OGDEN — The 100-year-old man sat comfortably with his wife, 95, absorbing the adulation of a community deeply in love with the pioneering jazz saxophonist who landed in Ogden in 1945.

Joe McQueen turned 100 Thursday and his Second Baptist Church congregation threw him a packed party Saturday afternoon.

Hundreds of people swayed to “I Got A Feeling” performed by the church choir, the Joe McQueen Quartet (without McQueen this day) and jazz tunes by the quartet and others.

Speaker after speaker said McQueen is an inspiration, not just for his musicianship. They lauded him for breaking barriers during segregation, playing in any clubs he could, and helping generations of younger musicians learn how to play and be good people.

Paris Brown, a friend, said McQueen helped guide him in his formative years and has demonstrated “loyalty to his friends, his community and his people.”

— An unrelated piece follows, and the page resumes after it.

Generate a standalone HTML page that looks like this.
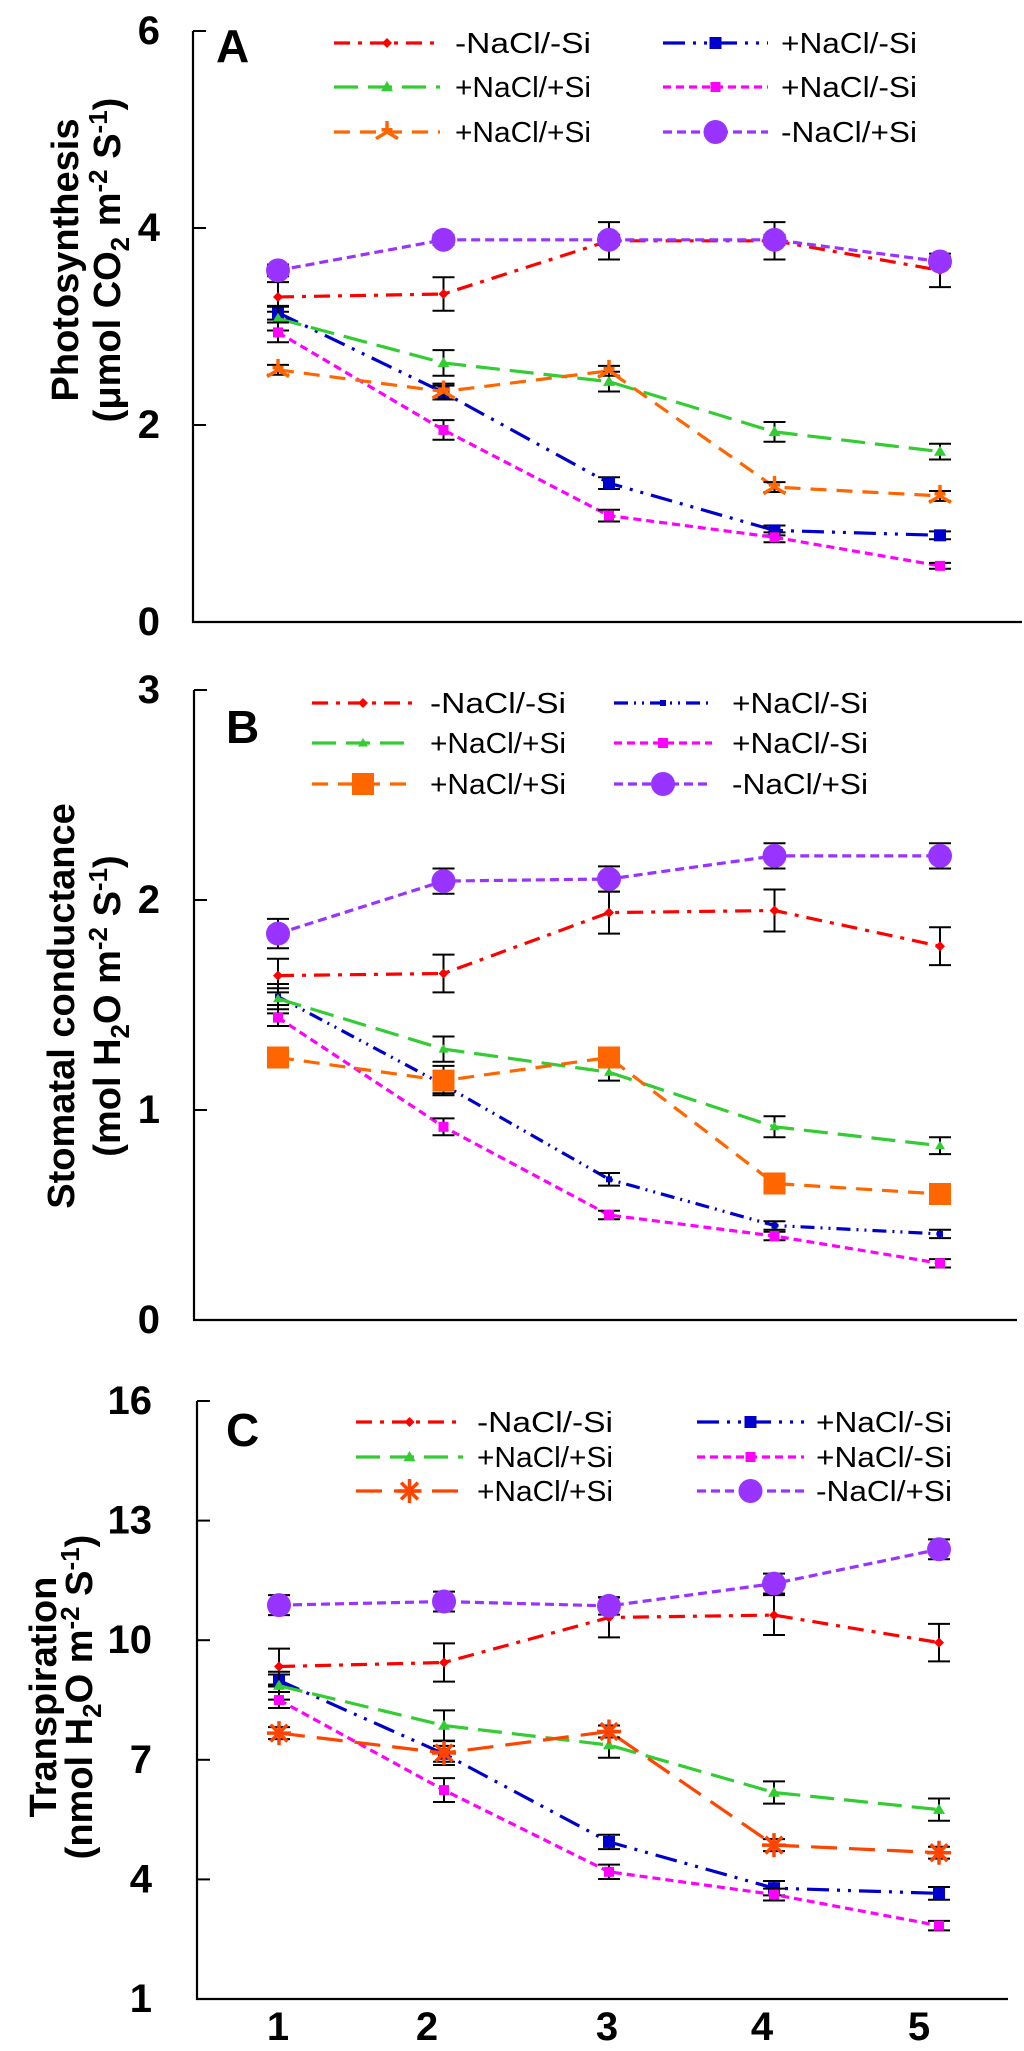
<!DOCTYPE html>
<html><head><meta charset="utf-8"><style>
html,body{margin:0;padding:0;background:#fff}
svg{display:block}
text{font-family:"Liberation Sans",Arial,sans-serif}
</style></head><body>
<svg id="chart" width="1024" height="2051" viewBox="0 0 1024 2051" xmlns="http://www.w3.org/2000/svg"></svg>
<script>
const categories = [1, 2, 3, 4, 5];
const seriesNames = ["-NaCl/-Si", "+NaCl/-Si", "+NaCl/+Si", "+NaCl/-Si", "+NaCl/+Si", "-NaCl/+Si"];
// Panel A: photosynthesis
const aRed = [3.30, 3.33, 3.87, 3.87, 3.57];
const aBlue = [3.14, 2.33, 1.41, 0.93, 0.88];
const aGreen = [3.08, 2.63, 2.44, 1.93, 1.73];
const aMagenta = [2.94, 1.95, 1.08, 0.86, 0.57];
const aOrange = [2.56, 2.34, 2.55, 1.37, 1.28];
const aPurple = [3.57, 3.88, 3.88, 3.88, 3.66];
const aErrRed = [0.15, 0.17, 0.19, 0.19, 0.17];
const aErrBlue = [0.07, 0.07, 0.06, 0.05, 0.04];
const aErrGreen = [0.12, 0.13, 0.10, 0.10, 0.08];
const aErrMagenta = [0.10, 0.10, 0.06, 0.05, 0.03];
const aErrOrange = [0.05, 0.08, 0.05, 0.05, 0.05];
const aErrPurple = [0.06, 0.05, 0.05, 0.05, 0.05];
const aTicks = [0, 2, 4, 6];
// Panel B: stomatal conductance
const bRed = [1.64, 1.65, 1.94, 1.95, 1.78];
const bBlue = [1.54, 1.12, 0.67, 0.45, 0.41];
const bGreen = [1.53, 1.29, 1.18, 0.92, 0.83];
const bMagenta = [1.44, 0.92, 0.50, 0.40, 0.27];
const bOrange = [1.25, 1.14, 1.25, 0.65, 0.60];
const bPurple = [1.84, 2.09, 2.10, 2.21, 2.21];
const bErrRed = [0.08, 0.09, 0.10, 0.10, 0.09];
const bErrBlue = [0.04, 0.04, 0.03, 0.02, 0.02];
const bErrGreen = [0.07, 0.06, 0.04, 0.05, 0.04];
const bErrMagenta = [0.04, 0.04, 0.02, 0.02, 0.02];
const bErrOrange = [0.03, 0.07, 0.03, 0.03, 0.03];
const bErrPurple = [0.07, 0.06, 0.06, 0.06, 0.06];
const bTicks = [0, 1, 2, 3];
// Panel C: transpiration
const cRed = [9.34, 9.44, 10.57, 10.63, 9.94];
const cBlue = [8.99, 7.15, 4.94, 3.78, 3.65];
const cGreen = [8.86, 7.86, 7.37, 6.18, 5.75];
const cMagenta = [8.50, 6.24, 4.19, 3.62, 2.84];
const cOrange = [7.67, 7.17, 7.71, 4.86, 4.67];
const cPurple = [10.88, 10.97, 10.86, 11.42, 12.28];
const cErrRed = [0.45, 0.48, 0.50, 0.50, 0.47];
const cErrBlue = [0.15, 0.20, 0.18, 0.18, 0.16];
const cErrGreen = [0.35, 0.38, 0.32, 0.28, 0.28];
const cErrMagenta = [0.2, 0.3, 0.18, 0.15, 0.12];
const cErrOrange = [0.15, 0.3, 0.15, 0.15, 0.15];
const cErrPurple = [0.25, 0.25, 0.22, 0.25, 0.25];
const cTicks = [1, 4, 7, 10, 13, 16];

const NS = "http://www.w3.org/2000/svg";
const svg = document.getElementById("chart");
function mk(tag, attrs, parent) {
  const e = document.createElementNS(NS, tag);
  for (const k in attrs) e.setAttribute(k, attrs[k]);
  (parent || svg).appendChild(e);
  return e;
}
const styles = [
  {color:"#ff0000", dash:"16 8 4 8", marker:"diamond", ms:5},
  {color:"#0000cc", dash:"22 8 3 8 3 8", marker:"square", ms:6},
  {color:"#33cc33", dash:"24 10", marker:"triangle", ms:6},
  {color:"#ff00ff", dash:"8 5", marker:"x", ms:5},
  {color:"#ff6600", dash:"16 10", marker:"star", ms:10},
  {color:"#9933ff", dash:"9 5", marker:"circle", ms:10}
];
function marker(g, type, cx, cy, s, color) {
  if (type === "circle") { const c = mk("circle", {cx, cy, r:s, fill:color}, g); return c; }
  if (type === "square") return mk("rect", {x:cx-s, y:cy-s, width:2*s, height:2*s, fill:color}, g);
  if (type === "bigsquare") return mk("rect", {x:cx-s, y:cy-s, width:2*s, height:2*s, fill:color}, g);
  if (type === "diamond") return mk("polygon", {points:`${cx},${cy-s} ${cx+s},${cy} ${cx},${cy+s} ${cx-s},${cy}`, fill:color}, g);
  if (type === "triangle") return mk("polygon", {points:`${cx},${cy-s} ${cx+s},${cy+s*0.7} ${cx-s},${cy+s*0.7}`, fill:color}, g);
  if (type === "x") return mk("rect", {x:cx-s, y:cy-s, width:2*s, height:2*s, fill:color}, g);
  if (type === "star") return mk("path", {d:`M${cx} ${cy-s}L${cx} ${cy}M${cx} ${cy}L${cx-s} ${cy+s*0.6}M${cx} ${cy}L${cx+s} ${cy+s*0.6}M${cx-s*0.5} ${cy-s*0.2}L${cx+s*0.5} ${cy-s*0.2}`, stroke:color, "stroke-width":3.5, fill:"none"}, g);
  if (type === "asterisk") return mk("path", {d:`M${cx-s} ${cy}L${cx+s} ${cy}M${cx-s*0.7} ${cy-s*0.7}L${cx+s*0.7} ${cy+s*0.7}M${cx+s*0.7} ${cy-s*0.7}L${cx-s*0.7} ${cy+s*0.7}M${cx} ${cy-s}L${cx} ${cy+s}`, stroke:color, "stroke-width":3.5, fill:"none"}, g);
}

function panel(cfg) {
  const g = mk("g", {});
  
  
  const xScale = c => cfg.x1 + (c - 1) * cfg.dx;
  const yScale = v => cfg.y0 + (v - cfg.vmin) / (cfg.vmax - cfg.vmin) * (cfg.ytop - cfg.y0);
  const ax = mk("path", {d:`M${cfg.ax} ${cfg.ytop}V${cfg.y0}H${cfg.xr}`, stroke:"#000", "stroke-width":2.2, fill:"none"}, g);
  
  
  cfg.ticks.forEach(t => {
    const y = yScale(t);
    const tk = mk("line", {x1:cfg.ax, x2:cfg.ax+13, y1:y, y2:y, stroke:"#000", "stroke-width":2}, g);
    
    
    const tl = mk("text", {x:cfg.tlx, y:y+13, "text-anchor":"end", "font-size":40, "font-weight":"bold"}, g);
    tl.textContent = t;
    
    
  });
  if (cfg.xlabels) {
    cfg.xlabelX.forEach((x, i) => {
      const t = mk("text", {x, y:2040, "text-anchor":"middle", "font-size":40, "font-weight":"bold"}, g);
      t.textContent = categories[i];
      
      
    });
  }
  const L = mk("text", {x:cfg.lx, y:cfg.ly, "font-size":46, "font-weight":"bold"}, g);
  L.textContent = cfg.letter;
  
  
  const yt = mk("text", {transform:`translate(${cfg.t1x},${cfg.tcy}) rotate(-90)`, "text-anchor":"middle", "font-size":cfg.tfs, "font-weight":"bold"}, g);
  yt.textContent = cfg.title1;
  
  
  const yt2 = mk("text", {transform:`translate(${cfg.t2x},${cfg.tcy}) rotate(-90)`, "text-anchor":"middle", "font-size":cfg.tfs, "font-weight":"bold"}, g);
  yt2.innerHTML = cfg.title2;
  
  
  cfg.series.forEach((vals, si) => {
    const st = Object.assign({}, styles[si], (cfg.override && cfg.override[si]) || {});
    const mt = cfg.markers[si];
    const sg = mk("g", {}, g);
    
    
    const d = vals.map((v, i) => (i ? "L" : "M") + xScale(categories[i]) + " " + yScale(v)).join("");
    const ln = mk("path", {d, stroke:st.color, "stroke-width":3.2, fill:"none", "stroke-dasharray":st.dash}, sg);
    
    
    vals.forEach((v, i) => {
      const x = xScale(categories[i]);
      const e = cfg.errs[si][i];
      const yh = yScale(v + e), yl = yScale(v - e);
      const eb = mk("path", {d:`M${x} ${yh}V${yl}M${x-11} ${yh}H${x+11}M${x-11} ${yl}H${x+11}`, stroke:"#000", "stroke-width":2, fill:"none"}, sg);
      
      
    });
    vals.forEach((v, i) => {
      const m = marker(sg, mt, xScale(categories[i]), yScale(v), cfg.msz[si], st.color);
      
      
    });
  });
  const order = [[0,0,0],[1,1,0],[2,0,1],[3,1,1],[4,0,2],[5,1,2]];
  order.forEach(([si, col, row]) => {
    const st = Object.assign({}, styles[si], (cfg.override && cfg.override[si]) || {});
    const lx1 = col ? cfg.lg.rx1 : cfg.lg.lx1, lx2 = col ? cfg.lg.rx2 : cfg.lg.lx2;
    const tx = col ? cfg.lg.rtx : cfg.lg.ltx;
    const y = cfg.lg.rows[row];
    const lg = mk("g", {}, g);
    
    
    mk("line", {x1:lx1, x2:lx2, y1:y, y2:y, stroke:st.color, "stroke-width":3.2, "stroke-dasharray":st.dash}, lg);
    marker(lg, cfg.markers[si], (lx1+lx2)/2, y, cfg.msz[si], st.color);
    const t = mk("text", {x:tx, y:y+10, "font-size":29, textLength:136, lengthAdjust:"spacingAndGlyphs"}, lg);
    t.textContent = seriesNames[si];
  });
}

panel({name:"panel-a-photosynthesis", letter:"A", ax:193, xr:1022, ytop:31, y0:622, vmin:0, vmax:6, ticks:aTicks, tlx:160,
  x1:278, dx:165.5, lx:216, ly:62, t1x:78, t2x:120, tcy:260, tfs:38,
  title1:"Photosynthesis", title2:'(μmol CO<tspan dy="9" font-size="26">2</tspan><tspan dy="-9"> m</tspan><tspan dy="-13" font-size="26">-2</tspan><tspan dy="13"> S</tspan><tspan dy="-13" font-size="26">-1</tspan><tspan dy="13">)</tspan>',
  series:[aRed,aBlue,aGreen,aMagenta,aOrange,aPurple], errs:[aErrRed,aErrBlue,aErrGreen,aErrMagenta,aErrOrange,aErrPurple],
  markers:["diamond","square","triangle","x","star","circle"], msz:[5,6,6,5,11,12],
  lg:{lx1:334,lx2:440,ltx:455,rx1:663,rx2:768,rtx:781,rows:[43,87,132]}});
panel({name:"panel-b-stomatal-conductance", letter:"B", ax:194, xr:1017, ytop:690, y0:1320, vmin:0, vmax:3, ticks:bTicks, tlx:160,
  x1:278, dx:165.5, lx:226, ly:743, t1x:74, t2x:120, tcy:1006, tfs:38,
  title1:"Stomatal conductance", title2:'(mol H<tspan dy="9" font-size="26">2</tspan><tspan dy="-9">O m</tspan><tspan dy="-13" font-size="26">-2</tspan><tspan dy="13"> S</tspan><tspan dy="-13" font-size="26">-1</tspan><tspan dy="13">)</tspan>',
  series:[bRed,bBlue,bGreen,bMagenta,bOrange,bPurple], errs:[bErrRed,bErrBlue,bErrGreen,bErrMagenta,bErrOrange,bErrPurple],
  markers:["diamond","square","triangle","x","bigsquare","circle"], msz:[5,3,5,5,11,12],
  override:{1:{dash:"14 6 2 6 2 6"}},
  lg:{lx1:312,lx2:414,ltx:430,rx1:614,rx2:712,rtx:732,rows:[703,743,784]}});
panel({name:"panel-c-transpiration", letter:"C", ax:197, xr:1008, ytop:1401, y0:1999, vmin:1, vmax:16, ticks:cTicks, tlx:152,
  x1:279, dx:165, lx:226, ly:1446, t1x:56, t2x:92, tcy:1697, tfs:38, xlabels:true, xlabelX:[278,427,607,762,919],
  title1:"Transpiration", title2:'(nmol H<tspan dy="9" font-size="26">2</tspan><tspan dy="-9">O m</tspan><tspan dy="-13" font-size="26">-2</tspan><tspan dy="13"> S</tspan><tspan dy="-13" font-size="26">-1</tspan><tspan dy="13">)</tspan>',
  series:[cRed,cBlue,cGreen,cMagenta,cOrange,cPurple], errs:[cErrRed,cErrBlue,cErrGreen,cErrMagenta,cErrOrange,cErrPurple],
  markers:["diamond","square","triangle","x","asterisk","circle"], msz:[5,6,6,5,12,12],
  override:{4:{color:"#ff4400", dash:"26 12"}},
  lg:{lx1:356,lx2:463,ltx:477,rx1:697,rx2:804,rtx:816,rows:[1422,1457,1491]}});
</script>
</body></html>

“Joe is the perfect mix of salty and saintly and knows what you’re thinking sometimes before you open your mouth,” musician Brad Wheeler said before the party.

“It’s truly amazing to watch him navigate this part of his life,” Wheeler said. “When most people are slowing down in their twilight years, Joe seems to be speeding up.”

McQueen and Wheeler became friends in the Ogden music scene. Wheeler, a harmonica player, is more than 50 years younger than the centenarian.

In a 2016 interview, Wheeler said, “I learned to think about other people from Joe. His whole life is doing things for other people.”

Wheeler told the audience Saturday that McQueen had him help pour cement on the day they met. Only later, after accompanying McQueen on other chores and jazz gigs, did he realize “Joe wasn’t working me, he was working on me.”

Brown and other speakers also praised Thelma McQueen, who came to Ogden with Joe in ‘45.

“You don’t get to be 100 years old without someone there with you,” Brown said.

Don Kiepp, a member of the McQueen quartet, said “all of us look forward to every gig” with McQueen, still a frequent performer.

The program also included remarks by masters of ceremony John and Barbara White, state Rep. Sandra Hollins, Ogden NAACP President Betty Sawyer and Weber State University President Brad Mortensen.

Sawyer said McQueen has been “an ambassador of freedom, hope and unity, connecting us with music.”

McQueen was born May 30, 1919, in Ponder, Texas. He and Thelma, will celebrate their 75th anniversary June 10.

The McQueens were traveling with a jazz band that stopped in Ogden in December 1945 and decided to stay. McQueen became a stalwart in Ogden music and played with many big names over the years, including Charlie Parker, Count Basie, Duke Ellington and Dizzie Gillespie.